The 130,000-square-foot Art and Design Building houses all major art and design programs, including studios and offices. The building houses the 2,100-square-foot Art and Design Gallery; this space features new exhibitions every 2 weeks and serves as an important component of the teaching mission. Each major program offers all students spacious work areas and a range of equipment, from traditional to the newest digital technology. Students have access to multiplatform computer labs with the most commonly used current software for photography, animation, CAD, 3-D, video production, desktop publishing, scanning, illustration, large- and medium-format plotters, and color and black-and-white laser printers. Unique satellite computer areas are dedicated to textiles, metalsmithing and jewelry, expanded media, and printmaking.

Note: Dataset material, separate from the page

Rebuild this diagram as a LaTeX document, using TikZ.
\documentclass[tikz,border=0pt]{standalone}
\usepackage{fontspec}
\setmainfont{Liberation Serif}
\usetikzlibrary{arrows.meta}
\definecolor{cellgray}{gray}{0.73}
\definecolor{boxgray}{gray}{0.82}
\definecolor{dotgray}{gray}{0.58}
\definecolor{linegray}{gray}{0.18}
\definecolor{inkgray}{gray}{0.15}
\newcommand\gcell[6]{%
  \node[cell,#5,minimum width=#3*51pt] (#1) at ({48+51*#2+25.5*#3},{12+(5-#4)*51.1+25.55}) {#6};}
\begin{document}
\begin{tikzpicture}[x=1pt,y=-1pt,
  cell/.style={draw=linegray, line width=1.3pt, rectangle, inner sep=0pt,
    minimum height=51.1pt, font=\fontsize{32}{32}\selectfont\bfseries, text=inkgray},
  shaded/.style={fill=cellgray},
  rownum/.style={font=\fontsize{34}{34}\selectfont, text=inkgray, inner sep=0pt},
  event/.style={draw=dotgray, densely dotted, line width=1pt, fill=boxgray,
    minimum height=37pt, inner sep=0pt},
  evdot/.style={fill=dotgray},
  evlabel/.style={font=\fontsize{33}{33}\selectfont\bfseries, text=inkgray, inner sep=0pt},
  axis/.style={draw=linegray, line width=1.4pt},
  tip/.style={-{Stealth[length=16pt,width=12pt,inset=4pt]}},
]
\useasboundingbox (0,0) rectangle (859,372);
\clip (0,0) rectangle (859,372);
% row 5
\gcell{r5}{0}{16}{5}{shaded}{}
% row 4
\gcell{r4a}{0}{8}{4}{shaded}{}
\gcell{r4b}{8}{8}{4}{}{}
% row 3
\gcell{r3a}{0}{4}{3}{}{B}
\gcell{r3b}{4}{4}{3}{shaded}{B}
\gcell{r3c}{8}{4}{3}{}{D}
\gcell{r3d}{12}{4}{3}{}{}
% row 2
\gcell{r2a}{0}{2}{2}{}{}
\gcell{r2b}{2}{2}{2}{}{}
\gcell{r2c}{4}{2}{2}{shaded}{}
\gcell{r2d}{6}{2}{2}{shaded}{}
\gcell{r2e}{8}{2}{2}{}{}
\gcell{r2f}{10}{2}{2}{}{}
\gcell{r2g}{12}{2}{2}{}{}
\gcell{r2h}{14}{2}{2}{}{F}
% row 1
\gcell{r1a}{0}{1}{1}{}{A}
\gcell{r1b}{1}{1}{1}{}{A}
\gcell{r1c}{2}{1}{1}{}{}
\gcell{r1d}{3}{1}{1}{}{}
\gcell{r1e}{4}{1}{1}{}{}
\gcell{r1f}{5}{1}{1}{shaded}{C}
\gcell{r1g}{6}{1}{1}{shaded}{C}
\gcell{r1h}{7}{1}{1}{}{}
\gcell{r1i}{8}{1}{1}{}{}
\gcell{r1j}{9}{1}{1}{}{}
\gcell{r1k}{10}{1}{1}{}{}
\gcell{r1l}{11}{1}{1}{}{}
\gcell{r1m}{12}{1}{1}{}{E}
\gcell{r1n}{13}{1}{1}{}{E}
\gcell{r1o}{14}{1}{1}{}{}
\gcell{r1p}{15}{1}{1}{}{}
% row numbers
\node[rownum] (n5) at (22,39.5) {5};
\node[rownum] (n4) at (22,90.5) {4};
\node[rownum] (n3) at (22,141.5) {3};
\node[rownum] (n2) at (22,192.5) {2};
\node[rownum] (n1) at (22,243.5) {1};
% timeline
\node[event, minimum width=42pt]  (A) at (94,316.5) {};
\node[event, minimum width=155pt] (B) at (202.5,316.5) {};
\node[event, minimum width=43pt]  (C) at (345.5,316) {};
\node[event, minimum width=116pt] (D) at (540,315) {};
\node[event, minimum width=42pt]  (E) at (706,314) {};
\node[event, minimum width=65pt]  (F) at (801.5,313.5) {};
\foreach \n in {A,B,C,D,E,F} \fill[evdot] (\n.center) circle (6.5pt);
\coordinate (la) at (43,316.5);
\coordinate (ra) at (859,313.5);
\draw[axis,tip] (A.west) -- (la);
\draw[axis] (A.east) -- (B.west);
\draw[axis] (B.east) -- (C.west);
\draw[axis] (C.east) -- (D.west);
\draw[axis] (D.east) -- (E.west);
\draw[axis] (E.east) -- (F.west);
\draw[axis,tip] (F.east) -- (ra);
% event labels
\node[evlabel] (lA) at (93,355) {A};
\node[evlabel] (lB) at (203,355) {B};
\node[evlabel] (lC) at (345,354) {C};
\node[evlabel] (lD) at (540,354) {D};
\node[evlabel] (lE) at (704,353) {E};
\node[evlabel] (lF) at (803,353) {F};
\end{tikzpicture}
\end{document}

Students have access to a traditional Photography Laboratory, including a dark room for black-and-white photography, a digital processing lab, dedicated spaces for project photography, and an equipment checkout facility. The 6,400-square-foot Common Shop includes a range of woodworking equipment, a plastic vacuum former, metalworking equipment, and classroom space. All labs and the shop have technical support staff.

There are 3 large, well-equipped painting studios. The print studios consist of 8,000 square feet of workspaces and a dedicated computer lab for serigraphy, lithography, and intaglio. The intaglio studio has 5 presses and a separate acid room. The lithography studio has 3 presses and various sizes of stones. The serigraphy studio has 12 printing stations, a separate wash-out room, and a large exposure unit, available for a variety of photo-based processes. The sculpture studio is divided into 5 general work areas with appropriate equipment: woodworking, metal fabrication, foundry, an open courtyard, and individual studios. The foundry contains equipment necessary for casting with a variety of kilns, 3 gas-fired furnaces, and an overhead crane. There is an induction furnace with a lift-swing unit for bronze and a tilt box unit for iron and steel.

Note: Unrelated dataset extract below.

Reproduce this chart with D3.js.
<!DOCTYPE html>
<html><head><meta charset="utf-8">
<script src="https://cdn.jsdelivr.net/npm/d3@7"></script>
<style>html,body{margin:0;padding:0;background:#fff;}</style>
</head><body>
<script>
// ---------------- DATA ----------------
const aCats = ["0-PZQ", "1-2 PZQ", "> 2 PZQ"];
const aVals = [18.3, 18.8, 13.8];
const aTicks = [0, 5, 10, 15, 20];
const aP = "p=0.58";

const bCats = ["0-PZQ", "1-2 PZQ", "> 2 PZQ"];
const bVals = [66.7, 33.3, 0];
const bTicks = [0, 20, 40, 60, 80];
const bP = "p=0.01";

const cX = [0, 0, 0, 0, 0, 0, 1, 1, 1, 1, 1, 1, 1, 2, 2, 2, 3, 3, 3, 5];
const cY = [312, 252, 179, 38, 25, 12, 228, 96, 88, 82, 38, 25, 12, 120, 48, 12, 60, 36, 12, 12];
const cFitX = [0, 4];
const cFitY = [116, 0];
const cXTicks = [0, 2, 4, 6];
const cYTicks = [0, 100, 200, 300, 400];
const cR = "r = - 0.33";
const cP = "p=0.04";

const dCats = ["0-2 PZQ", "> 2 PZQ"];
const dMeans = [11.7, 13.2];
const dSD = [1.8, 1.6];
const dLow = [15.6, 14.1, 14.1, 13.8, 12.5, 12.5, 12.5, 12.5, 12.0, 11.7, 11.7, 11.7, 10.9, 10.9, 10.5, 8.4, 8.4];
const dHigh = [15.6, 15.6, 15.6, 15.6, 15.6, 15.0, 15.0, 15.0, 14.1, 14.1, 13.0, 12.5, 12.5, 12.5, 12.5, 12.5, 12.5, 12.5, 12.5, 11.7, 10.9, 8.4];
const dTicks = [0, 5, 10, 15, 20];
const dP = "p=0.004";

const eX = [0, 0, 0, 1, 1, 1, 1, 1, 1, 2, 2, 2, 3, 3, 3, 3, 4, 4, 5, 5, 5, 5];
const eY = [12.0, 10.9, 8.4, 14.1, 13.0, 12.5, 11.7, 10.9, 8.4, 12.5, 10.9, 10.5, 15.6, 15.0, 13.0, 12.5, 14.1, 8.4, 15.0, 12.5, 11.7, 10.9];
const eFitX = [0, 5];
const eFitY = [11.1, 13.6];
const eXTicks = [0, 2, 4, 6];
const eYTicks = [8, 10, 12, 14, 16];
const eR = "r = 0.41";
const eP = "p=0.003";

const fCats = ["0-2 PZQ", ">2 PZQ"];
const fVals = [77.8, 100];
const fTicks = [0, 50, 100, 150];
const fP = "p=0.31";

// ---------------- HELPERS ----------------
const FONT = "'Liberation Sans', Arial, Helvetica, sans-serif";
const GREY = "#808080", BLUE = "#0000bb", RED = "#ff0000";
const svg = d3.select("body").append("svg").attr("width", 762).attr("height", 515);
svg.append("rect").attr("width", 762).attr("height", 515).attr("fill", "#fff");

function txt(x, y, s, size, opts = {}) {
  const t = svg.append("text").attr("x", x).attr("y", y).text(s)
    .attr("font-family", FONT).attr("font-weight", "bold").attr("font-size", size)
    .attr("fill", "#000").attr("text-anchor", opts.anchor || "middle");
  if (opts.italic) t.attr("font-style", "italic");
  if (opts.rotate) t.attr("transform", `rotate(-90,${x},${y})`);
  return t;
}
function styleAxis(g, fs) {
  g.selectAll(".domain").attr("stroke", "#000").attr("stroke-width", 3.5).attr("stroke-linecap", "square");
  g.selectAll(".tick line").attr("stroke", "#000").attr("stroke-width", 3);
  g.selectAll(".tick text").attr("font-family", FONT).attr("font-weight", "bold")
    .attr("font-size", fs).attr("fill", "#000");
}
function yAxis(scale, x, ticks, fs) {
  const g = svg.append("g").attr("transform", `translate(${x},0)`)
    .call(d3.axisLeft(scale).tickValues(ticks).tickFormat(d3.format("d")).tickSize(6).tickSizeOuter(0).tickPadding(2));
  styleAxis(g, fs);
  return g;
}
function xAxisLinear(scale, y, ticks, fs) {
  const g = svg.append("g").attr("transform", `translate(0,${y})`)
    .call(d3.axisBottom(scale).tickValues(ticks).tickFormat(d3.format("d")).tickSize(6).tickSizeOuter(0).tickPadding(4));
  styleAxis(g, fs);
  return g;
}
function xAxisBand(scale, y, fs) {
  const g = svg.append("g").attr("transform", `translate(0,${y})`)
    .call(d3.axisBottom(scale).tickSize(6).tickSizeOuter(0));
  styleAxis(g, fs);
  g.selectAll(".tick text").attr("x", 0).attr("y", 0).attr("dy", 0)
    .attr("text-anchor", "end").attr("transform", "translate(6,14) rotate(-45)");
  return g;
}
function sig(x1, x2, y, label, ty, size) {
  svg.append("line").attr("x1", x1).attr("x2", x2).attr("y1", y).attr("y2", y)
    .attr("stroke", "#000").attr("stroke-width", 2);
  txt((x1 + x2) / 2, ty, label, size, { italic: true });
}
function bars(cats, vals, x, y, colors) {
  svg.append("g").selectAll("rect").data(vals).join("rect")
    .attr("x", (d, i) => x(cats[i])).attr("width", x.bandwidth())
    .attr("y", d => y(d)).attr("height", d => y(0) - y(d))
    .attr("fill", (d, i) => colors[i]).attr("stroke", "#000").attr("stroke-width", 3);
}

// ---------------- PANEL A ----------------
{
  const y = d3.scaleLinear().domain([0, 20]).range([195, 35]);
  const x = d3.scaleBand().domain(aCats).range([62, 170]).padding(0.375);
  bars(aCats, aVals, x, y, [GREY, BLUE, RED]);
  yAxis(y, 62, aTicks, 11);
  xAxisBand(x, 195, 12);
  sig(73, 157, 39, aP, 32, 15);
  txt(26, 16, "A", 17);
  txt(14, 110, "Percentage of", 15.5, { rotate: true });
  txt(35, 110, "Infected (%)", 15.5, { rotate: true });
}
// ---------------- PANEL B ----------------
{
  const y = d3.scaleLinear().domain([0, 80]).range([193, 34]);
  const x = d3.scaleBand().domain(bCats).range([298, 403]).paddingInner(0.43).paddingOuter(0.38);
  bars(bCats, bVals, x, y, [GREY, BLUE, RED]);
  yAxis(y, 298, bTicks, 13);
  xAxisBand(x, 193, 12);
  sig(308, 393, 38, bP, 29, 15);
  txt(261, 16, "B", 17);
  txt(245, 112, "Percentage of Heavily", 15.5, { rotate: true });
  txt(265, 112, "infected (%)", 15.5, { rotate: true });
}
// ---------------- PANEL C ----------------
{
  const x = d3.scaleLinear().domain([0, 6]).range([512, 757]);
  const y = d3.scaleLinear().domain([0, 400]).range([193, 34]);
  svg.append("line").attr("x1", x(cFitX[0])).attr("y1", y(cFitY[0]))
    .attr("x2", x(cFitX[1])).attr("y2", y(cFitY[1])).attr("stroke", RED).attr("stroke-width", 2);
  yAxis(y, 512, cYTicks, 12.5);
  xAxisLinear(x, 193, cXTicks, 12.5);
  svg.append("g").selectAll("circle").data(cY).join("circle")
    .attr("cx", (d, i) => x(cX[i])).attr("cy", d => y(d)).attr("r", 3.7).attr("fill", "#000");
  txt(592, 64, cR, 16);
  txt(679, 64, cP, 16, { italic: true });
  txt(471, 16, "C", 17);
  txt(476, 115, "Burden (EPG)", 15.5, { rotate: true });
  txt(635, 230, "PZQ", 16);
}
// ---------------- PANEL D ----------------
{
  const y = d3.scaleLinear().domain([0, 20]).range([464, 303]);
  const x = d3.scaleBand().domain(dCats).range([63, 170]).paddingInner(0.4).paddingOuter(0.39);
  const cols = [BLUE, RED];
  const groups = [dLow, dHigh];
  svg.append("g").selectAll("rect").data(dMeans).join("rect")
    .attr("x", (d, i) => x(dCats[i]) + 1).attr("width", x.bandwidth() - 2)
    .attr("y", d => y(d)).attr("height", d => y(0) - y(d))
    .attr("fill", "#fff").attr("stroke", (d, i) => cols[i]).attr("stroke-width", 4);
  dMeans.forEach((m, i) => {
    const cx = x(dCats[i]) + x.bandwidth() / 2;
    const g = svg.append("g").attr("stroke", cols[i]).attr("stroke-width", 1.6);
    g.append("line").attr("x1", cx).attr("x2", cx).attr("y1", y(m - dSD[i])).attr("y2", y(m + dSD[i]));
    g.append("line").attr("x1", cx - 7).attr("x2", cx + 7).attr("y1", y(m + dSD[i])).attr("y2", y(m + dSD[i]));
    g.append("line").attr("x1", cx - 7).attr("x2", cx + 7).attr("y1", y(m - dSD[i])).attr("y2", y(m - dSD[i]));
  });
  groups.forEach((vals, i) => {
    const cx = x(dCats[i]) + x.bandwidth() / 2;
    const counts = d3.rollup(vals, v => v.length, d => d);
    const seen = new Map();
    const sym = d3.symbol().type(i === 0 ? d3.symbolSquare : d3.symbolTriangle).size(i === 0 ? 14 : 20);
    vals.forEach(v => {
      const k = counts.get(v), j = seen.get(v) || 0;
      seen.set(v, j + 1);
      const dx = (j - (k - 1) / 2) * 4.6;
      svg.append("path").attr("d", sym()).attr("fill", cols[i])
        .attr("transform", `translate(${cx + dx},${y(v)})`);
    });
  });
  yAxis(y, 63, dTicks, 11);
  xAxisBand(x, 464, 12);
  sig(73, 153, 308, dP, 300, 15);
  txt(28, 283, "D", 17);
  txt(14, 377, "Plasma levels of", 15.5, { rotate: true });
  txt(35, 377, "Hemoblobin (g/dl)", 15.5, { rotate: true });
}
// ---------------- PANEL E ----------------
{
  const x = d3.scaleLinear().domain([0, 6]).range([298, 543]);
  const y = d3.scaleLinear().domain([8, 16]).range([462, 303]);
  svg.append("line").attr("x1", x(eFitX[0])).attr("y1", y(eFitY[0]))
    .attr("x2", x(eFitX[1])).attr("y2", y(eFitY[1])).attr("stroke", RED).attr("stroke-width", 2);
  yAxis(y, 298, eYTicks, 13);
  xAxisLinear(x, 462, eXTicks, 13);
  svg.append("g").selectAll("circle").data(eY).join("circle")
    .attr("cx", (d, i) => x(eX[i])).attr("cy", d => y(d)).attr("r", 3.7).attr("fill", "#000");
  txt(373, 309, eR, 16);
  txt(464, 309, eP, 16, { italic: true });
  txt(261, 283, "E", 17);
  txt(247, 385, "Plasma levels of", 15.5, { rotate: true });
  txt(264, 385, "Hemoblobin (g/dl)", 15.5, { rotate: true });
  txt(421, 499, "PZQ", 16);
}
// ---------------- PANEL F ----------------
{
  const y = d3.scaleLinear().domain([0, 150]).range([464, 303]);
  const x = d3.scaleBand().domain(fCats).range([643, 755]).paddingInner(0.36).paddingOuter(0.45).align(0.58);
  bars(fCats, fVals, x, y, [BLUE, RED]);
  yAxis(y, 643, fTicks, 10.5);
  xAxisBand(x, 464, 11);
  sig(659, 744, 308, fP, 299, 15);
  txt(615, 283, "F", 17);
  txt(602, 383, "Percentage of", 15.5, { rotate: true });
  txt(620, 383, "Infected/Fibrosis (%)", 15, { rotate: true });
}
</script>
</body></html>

The 3,800-square-foot metalsmithing and jewelry studio has 8 rooms with separate areas for soldering, metalsmithing, plating/electro-forming, a finishing room, casting, gas and TIG welding, enameling, and a student-operated supply store. Matrix GemVision computer software is available for students to develop 3-dimensional jewelry models. The ceramics area includes 5,300 square feet of studio space in the Art and Design building as well as separate west campus Chamney barn facilities. Kilns include salt, soda, cross-draft wood, anagama wood-fired, raku, an electric test kiln, and several kinds of gas and electric kilns. The textile design area has separate weaving, screen-printing, sewing, and dye areas. The weaving studios are equipped with 4-, 8-, and 16-harness floor looms and two 16-harness AVL compu-dobby looms. The sewing area includes traditional machines, sergers, and a computer- aided embroidery machine. The textile Mac computer lab offers numerous software applications specific to weaving and surface design including jacquard weaving CAD software.

Murphy Hall

Murphy Hall houses all major theatre programs and facilities for University Theatre productions. Crafton-Preyer Theatre is a large proscenium theatre seating 1,181. It is equipped with a full-stage turntable, a hydraulic orchestra pit elevator, cutting-edge lighting and sound control equipment, and a recently renovated counterweight line system. William Inge Memorial Theatre is a 50-foot by 50-foot black box theatre with flexible seating for approximately 120. It is also equipped with excellent lighting and sound control equipment. Well-equipped shops for scenery, costume, and props construction, as well as a lighting maintenance laboratory serve the production areas. Crafton-Preyer is also used as Stage Too! The audience is built onto the large stage of the theatre for a more intimate setting. 4 main studios are used as rehearsal halls and classrooms. The Thomas Gorton Music and Dance Library is in Murphy Hall.

Summerfield Hall

The Film and Media Studies facilities are located in Summerfield Hall and right in the center of campus with easy access to parking and the KU bus system.  Our facilities reside on the 1st, 2nd and 4th floors and provide over 14,000 sq/ft of production and studio space.  Students have access to a state of the art sound recording studio, soundstage, animation studio, computer lab, and production classroom.

Robinson Center

The dance department is housed in Robinson Center, which contains 3 large, well equipped dance studios. One of the studios converts into the Elizabeth Sherbon Theatre, an informal, black box theatre. Dance students have performance opportunities with the University Dance Company, New Dance, and in School of Music and Department of Theatre productions. The Thomas Gorton Music and Dance Library is in Murphy Hall.

Spencer Museum of Art

The Helen Foresman Spencer Museum of Art is regarded as one of the most innovative university museums and has long been considered one of the top teaching museums in the country. 5 galleries display selections from the permanent collection of more than 36,000 works of art. Areas of special strength include medieval art; European and American paintings, sculpture, and prints; photography; Japanese Edo-period paintings and prints; 20th-century Chinese paintings; and an ethnographic collection that includes 10,000 Native American, African, Latin American, and Australian works. Spencer Museum sponsors exhibitions, lectures, films, workshops, and activities that support curricular instruction in the arts. The also museum houses the Kress Foundation Department of Art History and the Murphy Art and Architecture Library, with more than 170,000 volumes and 600 current journals documenting the visual arts, design, and architecture from all cultures, from antiquity to the present.

Lied Center

The Lied Center of Kansas is a multipurpose performing arts facility with a 2,000-seat performing arts hall. It offers outstanding presentations of music, dance, and theatre, as well as lectures by artists and scholars. The Lied Center is a major regional presenter and provider of performing arts. The Department of Visual Art, Spencer Museum of Art, Hall Center for the Humanities, and the Lied Center present active visiting artist programs.